Direction => Reproduce from the records below, with no pictures, exactly the lines between the one containing "Rebuild this chart" and the one containing "from matplotlib.lines import Line2D", inclusive.

** start Data for the task **

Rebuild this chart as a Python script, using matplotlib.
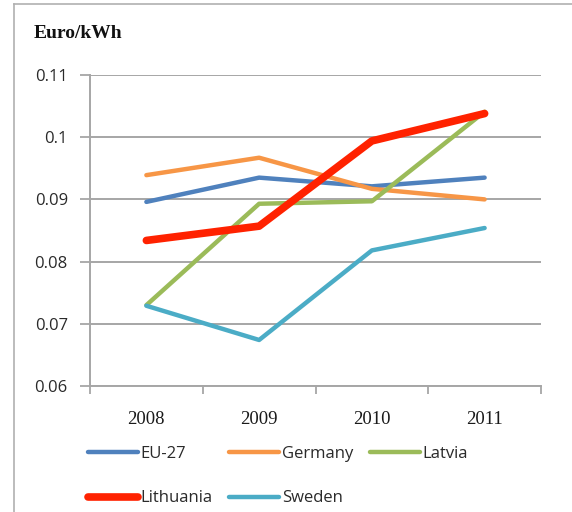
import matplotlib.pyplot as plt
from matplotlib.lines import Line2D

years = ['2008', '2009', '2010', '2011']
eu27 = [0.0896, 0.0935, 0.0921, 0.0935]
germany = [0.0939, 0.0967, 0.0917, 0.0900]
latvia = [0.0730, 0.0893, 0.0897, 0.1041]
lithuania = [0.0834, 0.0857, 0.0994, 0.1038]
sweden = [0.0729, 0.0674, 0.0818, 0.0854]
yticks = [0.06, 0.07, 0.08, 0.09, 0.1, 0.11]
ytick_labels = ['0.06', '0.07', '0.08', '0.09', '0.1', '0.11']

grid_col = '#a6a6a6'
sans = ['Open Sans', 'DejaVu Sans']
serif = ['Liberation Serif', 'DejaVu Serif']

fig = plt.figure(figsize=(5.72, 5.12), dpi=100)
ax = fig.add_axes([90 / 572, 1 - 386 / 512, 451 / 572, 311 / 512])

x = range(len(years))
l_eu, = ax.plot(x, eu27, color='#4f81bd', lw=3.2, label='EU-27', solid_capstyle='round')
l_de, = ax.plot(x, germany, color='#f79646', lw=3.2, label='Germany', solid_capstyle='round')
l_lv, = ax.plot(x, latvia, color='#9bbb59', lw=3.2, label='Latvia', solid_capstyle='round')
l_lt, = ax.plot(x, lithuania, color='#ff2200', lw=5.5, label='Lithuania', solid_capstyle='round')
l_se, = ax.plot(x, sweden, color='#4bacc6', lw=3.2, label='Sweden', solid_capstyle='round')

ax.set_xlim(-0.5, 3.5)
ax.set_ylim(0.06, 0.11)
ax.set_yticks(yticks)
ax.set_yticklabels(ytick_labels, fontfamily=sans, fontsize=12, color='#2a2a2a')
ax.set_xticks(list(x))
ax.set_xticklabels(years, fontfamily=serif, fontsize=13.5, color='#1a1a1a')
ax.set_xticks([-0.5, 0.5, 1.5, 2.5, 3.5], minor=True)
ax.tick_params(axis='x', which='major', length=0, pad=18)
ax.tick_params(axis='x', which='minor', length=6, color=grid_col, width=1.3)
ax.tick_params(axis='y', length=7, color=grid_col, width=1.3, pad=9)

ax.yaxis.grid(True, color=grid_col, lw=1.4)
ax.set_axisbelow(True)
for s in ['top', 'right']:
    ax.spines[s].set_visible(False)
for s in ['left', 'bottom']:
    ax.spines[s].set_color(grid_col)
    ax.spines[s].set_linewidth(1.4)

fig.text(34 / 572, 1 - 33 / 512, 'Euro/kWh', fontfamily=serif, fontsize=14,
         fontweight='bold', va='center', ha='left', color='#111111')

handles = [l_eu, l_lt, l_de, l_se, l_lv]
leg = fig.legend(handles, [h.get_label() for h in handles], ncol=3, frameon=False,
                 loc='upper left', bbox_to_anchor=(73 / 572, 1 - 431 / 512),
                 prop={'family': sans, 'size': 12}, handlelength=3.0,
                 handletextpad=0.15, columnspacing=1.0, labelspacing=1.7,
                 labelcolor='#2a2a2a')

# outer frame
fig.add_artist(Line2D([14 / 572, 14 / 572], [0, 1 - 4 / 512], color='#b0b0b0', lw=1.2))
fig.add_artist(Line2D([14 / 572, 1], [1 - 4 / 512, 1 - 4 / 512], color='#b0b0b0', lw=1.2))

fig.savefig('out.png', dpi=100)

** end Data for the task **
** start Data for the task **

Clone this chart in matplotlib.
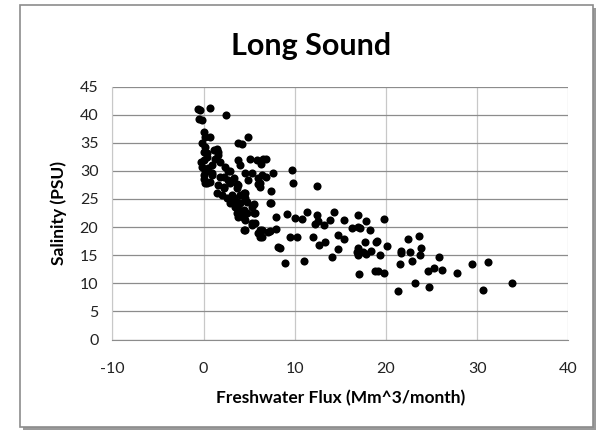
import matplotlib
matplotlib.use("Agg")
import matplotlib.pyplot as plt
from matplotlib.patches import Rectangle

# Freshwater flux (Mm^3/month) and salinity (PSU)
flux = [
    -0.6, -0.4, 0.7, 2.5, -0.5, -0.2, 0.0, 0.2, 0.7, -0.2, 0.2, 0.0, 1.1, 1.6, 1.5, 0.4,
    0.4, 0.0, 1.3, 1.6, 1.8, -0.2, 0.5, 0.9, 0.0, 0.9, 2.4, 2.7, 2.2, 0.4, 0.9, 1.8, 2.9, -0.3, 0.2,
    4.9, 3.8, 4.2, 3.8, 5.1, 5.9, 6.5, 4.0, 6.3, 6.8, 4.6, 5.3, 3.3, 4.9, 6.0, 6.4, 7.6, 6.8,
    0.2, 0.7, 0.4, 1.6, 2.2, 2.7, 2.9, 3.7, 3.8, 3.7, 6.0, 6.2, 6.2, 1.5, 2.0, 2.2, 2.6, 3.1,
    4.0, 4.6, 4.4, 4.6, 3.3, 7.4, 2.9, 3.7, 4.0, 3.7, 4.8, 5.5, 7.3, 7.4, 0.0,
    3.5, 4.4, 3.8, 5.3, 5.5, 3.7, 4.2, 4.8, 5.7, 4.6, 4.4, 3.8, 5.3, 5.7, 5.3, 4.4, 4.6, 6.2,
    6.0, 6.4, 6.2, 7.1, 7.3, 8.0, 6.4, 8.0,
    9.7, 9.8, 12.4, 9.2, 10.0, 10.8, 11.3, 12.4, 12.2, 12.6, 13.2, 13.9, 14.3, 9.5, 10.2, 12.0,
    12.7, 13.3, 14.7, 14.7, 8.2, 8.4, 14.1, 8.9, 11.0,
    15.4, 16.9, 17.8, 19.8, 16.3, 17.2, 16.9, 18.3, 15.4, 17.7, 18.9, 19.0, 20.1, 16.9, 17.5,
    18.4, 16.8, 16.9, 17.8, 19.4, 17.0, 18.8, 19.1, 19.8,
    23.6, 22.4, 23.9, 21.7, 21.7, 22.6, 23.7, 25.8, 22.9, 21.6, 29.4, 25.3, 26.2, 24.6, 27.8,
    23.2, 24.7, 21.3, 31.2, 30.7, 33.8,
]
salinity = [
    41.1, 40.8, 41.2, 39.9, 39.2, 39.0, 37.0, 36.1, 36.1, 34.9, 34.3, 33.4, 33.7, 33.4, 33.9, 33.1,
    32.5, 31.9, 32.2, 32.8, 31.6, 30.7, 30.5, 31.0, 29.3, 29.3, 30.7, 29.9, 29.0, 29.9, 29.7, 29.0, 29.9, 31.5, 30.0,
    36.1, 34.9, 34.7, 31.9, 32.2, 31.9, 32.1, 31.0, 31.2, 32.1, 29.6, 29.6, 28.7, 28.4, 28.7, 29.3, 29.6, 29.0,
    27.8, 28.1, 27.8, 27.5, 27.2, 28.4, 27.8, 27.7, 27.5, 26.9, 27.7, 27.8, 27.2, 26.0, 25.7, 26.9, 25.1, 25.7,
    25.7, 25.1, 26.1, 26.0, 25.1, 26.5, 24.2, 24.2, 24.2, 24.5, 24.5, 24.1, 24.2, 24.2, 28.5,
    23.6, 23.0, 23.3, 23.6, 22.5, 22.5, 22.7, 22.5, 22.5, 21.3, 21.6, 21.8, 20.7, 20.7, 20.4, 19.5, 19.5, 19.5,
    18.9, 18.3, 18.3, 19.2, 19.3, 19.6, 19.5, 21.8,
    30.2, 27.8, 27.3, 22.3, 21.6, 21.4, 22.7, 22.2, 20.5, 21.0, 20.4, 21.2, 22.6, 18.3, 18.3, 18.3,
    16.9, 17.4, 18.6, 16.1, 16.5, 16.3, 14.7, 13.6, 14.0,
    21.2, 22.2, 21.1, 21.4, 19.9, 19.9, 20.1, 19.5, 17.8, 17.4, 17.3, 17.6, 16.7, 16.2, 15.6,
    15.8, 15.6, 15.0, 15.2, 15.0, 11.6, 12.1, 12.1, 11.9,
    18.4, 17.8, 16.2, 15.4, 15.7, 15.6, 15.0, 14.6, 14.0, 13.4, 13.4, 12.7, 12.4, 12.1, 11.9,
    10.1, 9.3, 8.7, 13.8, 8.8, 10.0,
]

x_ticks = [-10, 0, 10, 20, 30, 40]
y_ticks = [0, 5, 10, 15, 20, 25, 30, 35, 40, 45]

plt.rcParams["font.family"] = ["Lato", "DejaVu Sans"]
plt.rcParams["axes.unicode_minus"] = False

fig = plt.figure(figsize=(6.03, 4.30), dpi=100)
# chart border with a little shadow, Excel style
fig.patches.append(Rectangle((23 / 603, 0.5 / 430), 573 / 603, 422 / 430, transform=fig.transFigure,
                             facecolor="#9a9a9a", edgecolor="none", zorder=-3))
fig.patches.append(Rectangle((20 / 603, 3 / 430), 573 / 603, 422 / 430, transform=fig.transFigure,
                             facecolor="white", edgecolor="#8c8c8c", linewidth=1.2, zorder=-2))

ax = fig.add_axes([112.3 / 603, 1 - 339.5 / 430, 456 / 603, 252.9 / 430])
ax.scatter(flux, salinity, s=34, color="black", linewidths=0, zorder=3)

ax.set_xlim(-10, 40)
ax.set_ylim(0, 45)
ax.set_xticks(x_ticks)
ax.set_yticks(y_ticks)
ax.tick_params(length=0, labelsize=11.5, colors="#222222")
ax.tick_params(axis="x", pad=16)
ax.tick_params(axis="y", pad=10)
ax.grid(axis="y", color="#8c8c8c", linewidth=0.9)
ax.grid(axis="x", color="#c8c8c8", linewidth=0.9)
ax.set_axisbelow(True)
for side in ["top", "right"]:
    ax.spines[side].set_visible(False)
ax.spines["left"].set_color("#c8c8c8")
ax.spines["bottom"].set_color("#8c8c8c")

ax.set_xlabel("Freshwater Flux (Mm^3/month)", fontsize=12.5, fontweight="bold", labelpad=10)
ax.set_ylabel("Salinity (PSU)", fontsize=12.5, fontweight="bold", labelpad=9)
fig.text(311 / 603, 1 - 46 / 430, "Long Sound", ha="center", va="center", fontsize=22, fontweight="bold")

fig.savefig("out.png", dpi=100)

** end Data for the task **

Result for this task =>
Rebuild this chart as a Python script, using matplotlib.
import matplotlib.pyplot as plt
from matplotlib.lines import Line2D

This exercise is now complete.